"Rock around the clock" was probably the first big hit of rock history. Yet, it was released as the B-side, as we see in this fascinating article:
Dick Clark called it “The National Anthem of Rock ‘n’ Roll.” But “Rock Around the Clock” by Bill Haley and His Comets almost disappeared after its release as a B-side. Written in late-1952 by lyricist Max Freedman and music publisher James Myers (under his pseudonym Jimmy De Knight), Haley released “Rock Around the Clock” on May 20, 1954, and it remains one of the cornerstones of rock music.We can call it the B-side that became one of the most consequential A-sides ever.

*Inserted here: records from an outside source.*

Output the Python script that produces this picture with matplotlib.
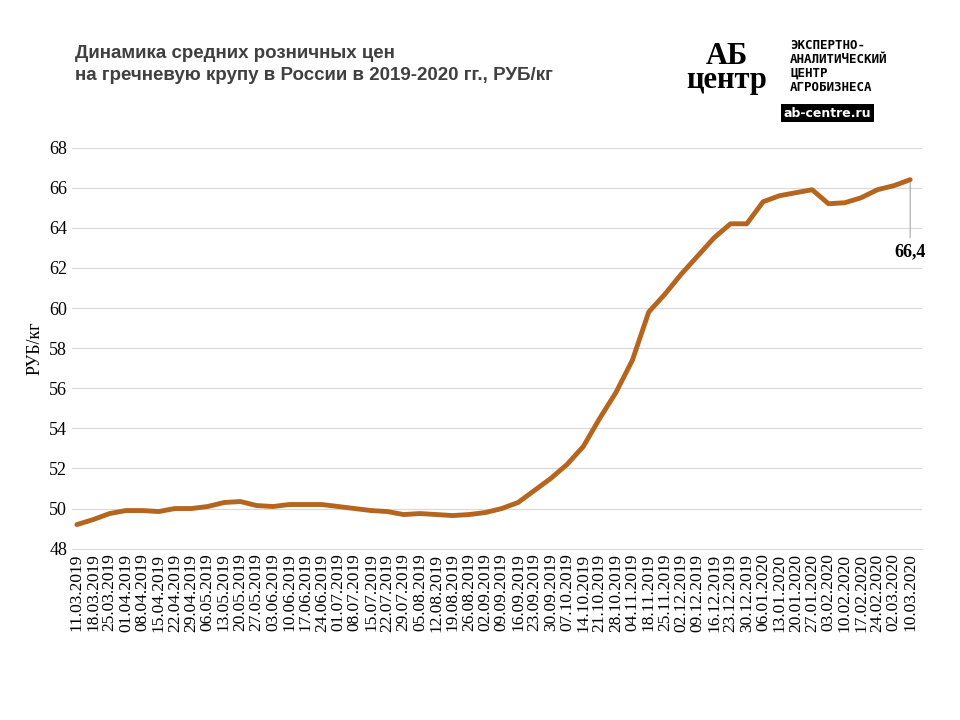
import matplotlib
matplotlib.use("Agg")
import matplotlib.pyplot as plt

dates = ["11.03.2019","18.03.2019","25.03.2019","01.04.2019","08.04.2019","15.04.2019","22.04.2019","29.04.2019",
"06.05.2019","13.05.2019","20.05.2019","27.05.2019","03.06.2019","10.06.2019","17.06.2019","24.06.2019",
"01.07.2019","08.07.2019","15.07.2019","22.07.2019","29.07.2019","05.08.2019","12.08.2019","19.08.2019",
"26.08.2019","02.09.2019","09.09.2019","16.09.2019","23.09.2019","30.09.2019","07.10.2019","14.10.2019",
"21.10.2019","28.10.2019","04.11.2019","18.11.2019","25.11.2019","02.12.2019","09.12.2019","16.12.2019",
"23.12.2019","30.12.2019","06.01.2020","13.01.2020","20.01.2020","27.01.2020","03.02.2020","10.02.2020",
"17.02.2020","24.02.2020","02.03.2020","10.03.2020"]
prices = [49.2,49.45,49.75,49.9,49.9,49.85,50.0,50.0,50.1,50.3,50.35,50.15,50.1,50.2,50.2,50.2,
50.1,50.0,49.9,49.85,49.7,49.75,49.7,49.65,49.7,49.8,50.0,50.3,50.9,51.5,52.2,53.1,
54.5,55.8,57.4,59.8,60.7,61.7,62.6,63.5,64.2,64.2,65.3,65.6,65.75,65.9,65.2,65.25,
65.5,65.9,66.1,66.4]
yticks = list(range(48, 70, 2))

fig = plt.figure(figsize=(9.6, 7.2), dpi=100)
ax = fig.add_axes([0.075, 0.238, 0.885, 0.557])
x = list(range(len(dates)))
ax.plot(x, prices, color="#B5651D", lw=3.5, solid_capstyle="round")
ax.set_ylim(48, 68)
ax.set_xlim(-0.3, len(dates) - 0.3)
ax.set_yticks(yticks)
ax.set_yticklabels([str(v) for v in yticks], fontfamily="Liberation Serif", fontsize=13)
ax.set_xticks(x)
ax.set_xticklabels(dates, rotation=90, fontfamily="Liberation Serif", fontsize=12.5)
ax.grid(axis="y", color="#d9d9d9", lw=0.8)
for s in ["top", "right", "left"]:
    ax.spines[s].set_visible(False)
ax.spines["bottom"].set_color("#d9d9d9")
ax.tick_params(length=0)
ax.set_ylabel("РУБ/кг", fontfamily="Liberation Serif", fontsize=13)
ax.annotate("66,4", xy=(x[-1], prices[-1]), xytext=(x[-1], 62.8),
            ha="center", va="center", fontfamily="Liberation Serif", fontsize=13, fontweight="bold",
            arrowprops=dict(arrowstyle="-", color="#a6a6a6", lw=0.8))

fig.text(0.078, 0.91, "Динамика средних розничных цен\nна гречневую крупу в России в 2019-2020 гг., РУБ/кг",
         fontsize=13.5, fontweight="bold", fontfamily="Liberation Sans", color="#404040", va="center", linespacing=1.4)
fig.text(0.757, 0.905, "АБ\nцентр", fontsize=22, fontweight="bold", fontfamily="Liberation Serif",
         ha="center", va="center", linespacing=0.75)
fig.text(0.823, 0.908, "ЭКСПЕРТНО-\nАНАЛИТИЧЕСКИЙ\nЦЕНТР\nАГРОБИЗНЕСА", fontsize=9, fontweight="bold",
         fontfamily="DejaVu Sans Mono", va="center", linespacing=1.1)
fig.text(0.862, 0.843, "ab-centre.ru", fontsize=9, fontweight="bold", color="white", ha="center", va="center",
         bbox=dict(facecolor="black", edgecolor="none", pad=2))
fig.savefig("out.png", dpi=100)
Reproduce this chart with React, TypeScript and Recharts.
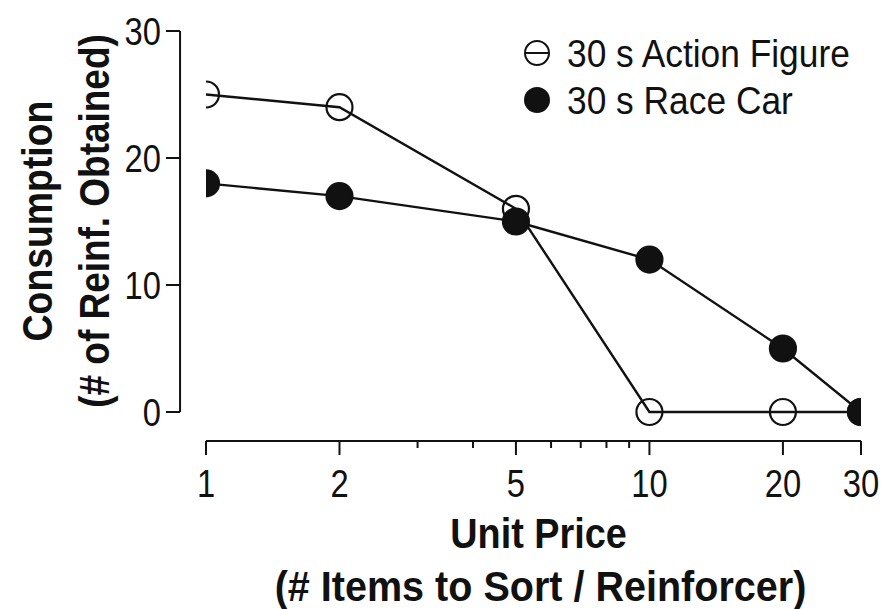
import React from 'react';
import { LineChart, Line, XAxis, YAxis, Legend, ReferenceLine } from 'recharts';

// unit price (log axis) and consumption per condition
const prices = [1, 2, 5, 10, 20, 30];
const actionFigure = [25, 24, 16, 0, 0, 0];
const raceCar = [18, 17, 15, 12, 5, 0];

const xTicks = [1, 2, 3, 4, 5, 6, 7, 8, 9, 10, 20, 30];
const xMajor = [1, 2, 5, 10, 20, 30];
const yTicks = [0, 10, 20, 30];

const SERIES = [
  { key: 'actionFigure', name: '30 s Action Figure', filled: false },
  { key: 'raceCar', name: '30 s Race Car', filled: true },
];

const INK = '#111';
const FONT = "'Liberation Sans', Arial, sans-serif";

const data = prices.map((p, i) => ({
  price: p,
  actionFigure: actionFigure[i],
  raceCar: raceCar[i],
}));

// condensed look: no narrow face installed, so squeeze horizontally
const NText = ({ x, y, sx = 0.84, rot = 0, anchor = 'start', children, ...rest }: any) => (
  <text
    transform={`translate(${x}, ${y})${rot ? ` rotate(${rot})` : ''} scale(${sx}, 1)`}
    textAnchor={anchor}
    fontFamily={FONT}
    fill={INK}
    {...rest}
  >
    {children}
  </text>
);

const XTick = (props: any) => {
  const { x, y, payload } = props;
  const major = xMajor.includes(payload.value);
  return (
    <g>
      <line x1={x} x2={x} y1={y} y2={y + (major ? 14 : 7)} stroke={INK} strokeWidth={2} />
      {major && (
        <NText x={x} y={y + 56} anchor="middle" fontSize={39}>
          {payload.value}
        </NText>
      )}
    </g>
  );
};

const YTick = (props: any) => {
  const { x, y, payload } = props;
  return (
    <g>
      <line x1={x} x2={x - 14} y1={y} y2={y} stroke={INK} strokeWidth={2} />
      <NText x={x - 19} y={y + 14} anchor="end" fontSize={39}>
        {payload.value}
      </NText>
    </g>
  );
};

const XTitle = (props: any) => {
  const { viewBox } = props;
  const cx = viewBox.x + viewBox.width / 2 + 5;
  return (
    <g fontWeight="bold">
      <NText x={cx} y={548} sx={0.9} anchor="middle" fontSize={42}>Unit Price</NText>
      <NText x={cx + 2} y={601} sx={0.92} anchor="middle" fontSize={43}>(# Items to Sort / Reinforcer)</NText>
    </g>
  );
};

const YTitle = () => {
  const cy = 221;
  return (
    <g fontWeight="bold">
      <NText x={52} y={cy} rot={-90} sx={0.89} anchor="middle" fontSize={42}>Consumption</NText>
      <NText x={109} y={cy} rot={-90} sx={0.88} anchor="middle" fontSize={42}>(# of Reinf. Obtained)</NText>
    </g>
  );
};

const LegendBox = () => (
  <svg width={383} height={130} style={{ display: 'block', overflow: 'visible' }}>
    {SERIES.map((s, i) => {
      const cy = 33 + i * 47;
      return (
        <g key={s.key}>
          <circle cx={37} cy={cy} r={12} fill={s.filled ? INK : 'none'} stroke={INK} strokeWidth={2} />
          {!s.filled && <line x1={25} x2={49} y1={cy} y2={cy} stroke={INK} strokeWidth={2} />}
          <NText x={67} y={cy + 14} sx={0.93} fontSize={38}>
            {s.name}
          </NText>
        </g>
      );
    })}
  </svg>
);

export default function App() {
  return (
    <div style={{ position: 'absolute', left: 0, top: 0, width: 883, height: 609, background: '#fff' }}>
      <LineChart width={883} height={609} data={data} margin={{ top: 31, right: 22, bottom: 108, left: 126 }}>
        <XAxis
          dataKey="price"
          type="number"
          scale="log"
          domain={[1, 30]}
          ticks={xTicks}
          interval={0}
          allowDataOverflow
          tickSize={0}
          tickMargin={0}
          tickLine={false}
          axisLine={{ stroke: INK, strokeWidth: 2 }}
          tick={<XTick />}
          height={60}
          label={<XTitle />}
        />
        <YAxis
          type="number"
          domain={[0, 30]}
          ticks={yTicks}
          interval={0}
          padding={{ top: 0, bottom: 29 }}
          tickSize={0}
          tickMargin={26}
          tickLine={false}
          axisLine={false}
          tick={<YTick />}
          width={80}
          label={<YTitle />}
        />
        <ReferenceLine
          segment={[{ x: 0.874, y: 0 }, { x: 0.874, y: 30 }]}
          ifOverflow="visible"
          stroke={INK}
          strokeWidth={2}
        />
        <Legend
          layout="vertical"
          align="center"
          verticalAlign="middle"
          wrapperStyle={{ left: 500, top: 20, width: 383 }}
          content={<LegendBox />}
        />
        {SERIES.map((s) => (
          <Line
            key={s.key}
            dataKey={s.key}
            name={s.name}
            type="linear"
            stroke={INK}
            strokeWidth={2.4}
            isAnimationActive={false}
            activeDot={false}
            dot={{ r: 13, fill: s.filled ? INK : 'none', stroke: INK, strokeWidth: 2.2 }}
          />
        ))}
      </LineChart>
    </div>
  );
}
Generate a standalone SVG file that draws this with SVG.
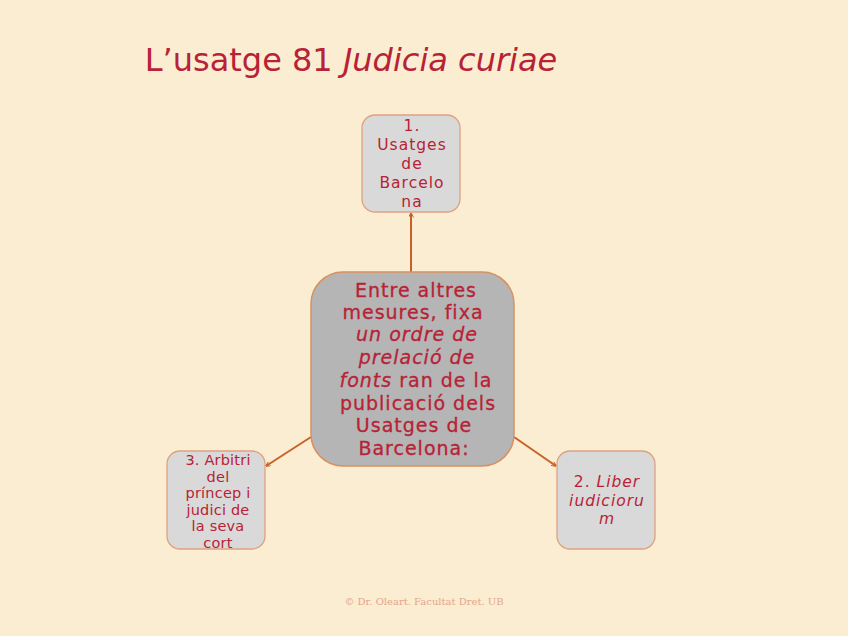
<svg xmlns="http://www.w3.org/2000/svg" width="848" height="636" viewBox="0 0 848 636">
<style>
text{font-family:"DejaVu Sans","Liberation Sans",sans-serif;fill:#b82236;text-anchor:middle}
.sm{fill:#d9d9d9;stroke:#e0a080;stroke-width:1.3}
.big{fill:#b5b5b5;stroke:#d8905f;stroke-width:1.5}
.c{stroke:#c8622a;stroke-width:2;fill:none;marker-end:url(#ah)}
.s15{font-size:15.5px;letter-spacing:1px}
.s14{font-size:14.5px;letter-spacing:0.2px}
.s19{font-size:19px;letter-spacing:1px;stroke:#b82236;stroke-width:0.3}
</style>
<defs>
<marker id="ah" viewBox="0 0 10 10" refX="9" refY="5" markerWidth="5" markerHeight="5" orient="auto" markerUnits="userSpaceOnUse">
<path d="M0,0 L10,5 L0,10" fill="none" stroke="#c8622a" stroke-width="2"/>
</marker>
</defs>
<rect width="848" height="636" fill="#fbedd1"/>
<text x="351" y="71" style="font-size:32px;text-anchor:middle">L’usatge 81 <tspan font-style="italic">Judicia curiae</tspan></text>
<g id="connectors">
<line class="c" x1="411" y1="272" x2="411" y2="213"/>
<line class="c" x1="311" y1="437" x2="266" y2="466"/>
<line class="c" x1="514" y1="437" x2="556" y2="466"/>
</g>
<g id="n1">
<rect class="sm" x="362" y="115" width="98" height="97" rx="13"/>
<text class="s15"><tspan x="412" y="131">1.</tspan><tspan x="412" y="150">Usatges</tspan><tspan x="412" y="169">de</tspan><tspan x="412" y="188">Barcelo</tspan><tspan x="412" y="207">na</tspan></text>
</g>
<g id="center">
<rect class="big" x="311" y="272" width="203" height="194" rx="32"/>
<text class="s19"><tspan x="416" y="297">Entre altres</tspan><tspan x="413" y="319">mesures, fixa</tspan><tspan x="417" y="341" font-style="italic">un ordre de</tspan><tspan x="417" y="364" font-style="italic">prelació de</tspan><tspan x="416" y="387"><tspan font-style="italic">fonts</tspan> ran de la</tspan><tspan x="418" y="410">publicació dels</tspan><tspan x="414" y="432">Usatges de</tspan><tspan x="414" y="455">Barcelona:</tspan></text>
</g>
<g id="n3">
<rect class="sm" x="167" y="451" width="98" height="98" rx="13"/>
<text class="s14"><tspan x="218" y="465">3. Arbitri</tspan><tspan x="218" y="481.5">del</tspan><tspan x="218" y="498">príncep i</tspan><tspan x="218" y="514.5">judici de</tspan><tspan x="218" y="531">la seva</tspan><tspan x="218" y="547.5">cort</tspan></text>
</g>
<g id="n2">
<rect class="sm" x="557" y="451" width="98" height="98" rx="13"/>
<text class="s15"><tspan x="607" y="487">2. <tspan font-style="italic">Liber</tspan></tspan><tspan x="607" y="505.5" font-style="italic">iudicioru</tspan><tspan x="607" y="524" font-style="italic">m</tspan></text>
</g>
<text x="424" y="605" style="font-family:'DejaVu Serif','Liberation Serif',serif;font-size:10px;fill:#e3a48f">© Dr. Oleart. Facultat Dret. UB</text>
</svg>
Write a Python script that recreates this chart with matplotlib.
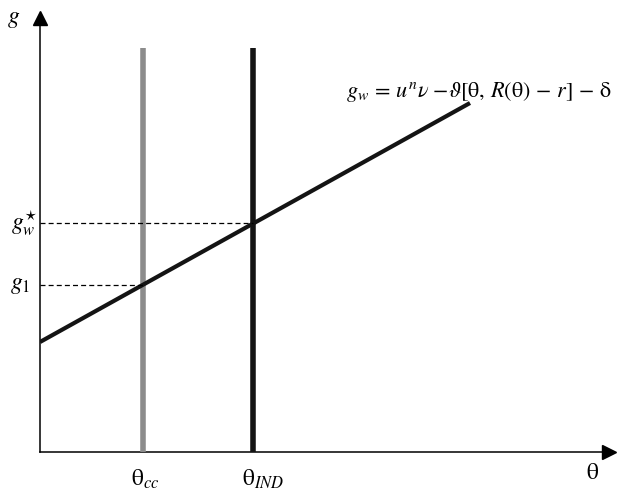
import matplotlib
matplotlib.use("Agg")
import matplotlib.pyplot as plt

plt.rcParams['font.family'] = ['Liberation Serif', 'DejaVu Serif']
plt.rcParams['mathtext.fontset'] = 'stix'

# wage-growth line g_w(theta)
theta_line = [0.0, 4.3]
g_line = [1.10, 3.49]

# the two regimes
theta_cc = 1.03
theta_ind = 2.13
v_top = 4.04

# growth levels at the crossings
g_1 = 1.67
g_w_star = 2.29

x_max = 5.75
y_max = 4.4

fig = plt.figure(figsize=(6.29, 4.94), dpi=100)
ax = fig.add_axes([40 / 629, 42 / 494, 575 / 629, 440 / 494])
ax.set_xlim(0, x_max)
ax.set_ylim(0, y_max)
ax.axis('off')

# axes with arrow heads
ax.plot([0, x_max - 0.1], [0, 0], color='black', lw=1.1, clip_on=False)
ax.plot([0, 0], [0, y_max - 0.1], color='black', lw=1.1, clip_on=False)
ax.plot([x_max - 0.06], [0], marker='>', color='black', ms=10, clip_on=False)
ax.plot([0], [y_max - 0.06], marker='^', color='black', ms=10, clip_on=False)

# vertical regime lines
ax.plot([theta_cc, theta_cc], [0, v_top], color='#8c8c8c', lw=4, solid_capstyle='butt')
ax.plot([theta_ind, theta_ind], [0, v_top], color='#141414', lw=4, solid_capstyle='butt')

# g_w line
ax.plot(theta_line, g_line, color='#141414', lw=3, solid_capstyle='butt')

# dashed guides
ax.plot([0, theta_cc], [g_1, g_1], color='black', lw=0.9, ls=(0, (4, 2.5)))
ax.plot([0, theta_ind], [g_w_star, g_w_star], color='black', lw=0.9, ls=(0, (4, 2.5)))

# labels
ax.text(-0.26, y_max - 0.08, r'$g$', fontsize=17, ha='center', va='center', clip_on=False)
ax.text(-0.16, g_w_star, r'$g_w^{\star}$', fontsize=17, ha='center', va='center', clip_on=False)
ax.text(-0.20, g_1, r'$g_1$', fontsize=17, ha='center', va='center', clip_on=False)
ax.text(theta_cc + 0.02, -0.27, r'$\mathrm{\theta}_{cc}$', fontsize=17, ha='center', va='center', clip_on=False)
ax.text(theta_ind + 0.10, -0.27, r'$\mathrm{\theta}_{IND}$', fontsize=17, ha='center', va='center', clip_on=False)
ax.text(5.53, -0.21, r'$\mathrm{\theta}$', fontsize=17, ha='center', va='center', clip_on=False)
ax.text(3.06, 3.60,
        r'$g_w\, =\, u^n\nu\ {-}\vartheta[\mathrm{\theta},\, R(\mathrm{\theta})\, -\, r]\, -\, \mathrm{\delta}$',
        fontsize=16, ha='left', va='center', clip_on=False)

fig.savefig('out.png', dpi=100)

With his chunky frame and spit curl, Bill Haley seemed an unlikely pioneer of rock. Before the Comets, Haley fronted the Saddlemen, a country-and-western band. In 1953, Haley had what could be considered to be the first rock ‘n’ roll song on the Billboard charts, “Crazy Man, Crazy.” A few attempts at a follow-up for Essex Records had flopped when Myers suggested his new tune to Haley.
“I had written the melody and about half of the lyrics, but I was having trouble with the rest of it,” Myers told the Rockabilly Hall of Fame. “Max Freedman, who had written some other songs with me, walked into my office while I was fooling around with it one day and said, ‘That sounds pretty good, can I help you with it?’ I said, ‘Why not?’ When we finished it he said, ‘What are you going to call it?’ I said, ‘Rock Around the Clock.’ … When I showed it to Bill Haley he flipped over it, but his record company at that particular time said it would never sell.”
In an interview from his biography Bill Haley, the rocker claimed Essex Records wouldn’t record the song because the label’s founder Dave Miller had an axe to grind with Myers. “Jimmy and Dave Miller didn’t like each other. Three times I took the tune into the recording studio … every time Miller would see it, he’d come in and tear it up and throw it away. So I never could record it.”
Still, “Rock Around the Clock” became a popular part of the Comets’ stage show.
Myers helped the band move to Decca Records in 1954, and after Sonny Dae and His Knights had a hit in Philadelphia with the song, Haley was determined to record it.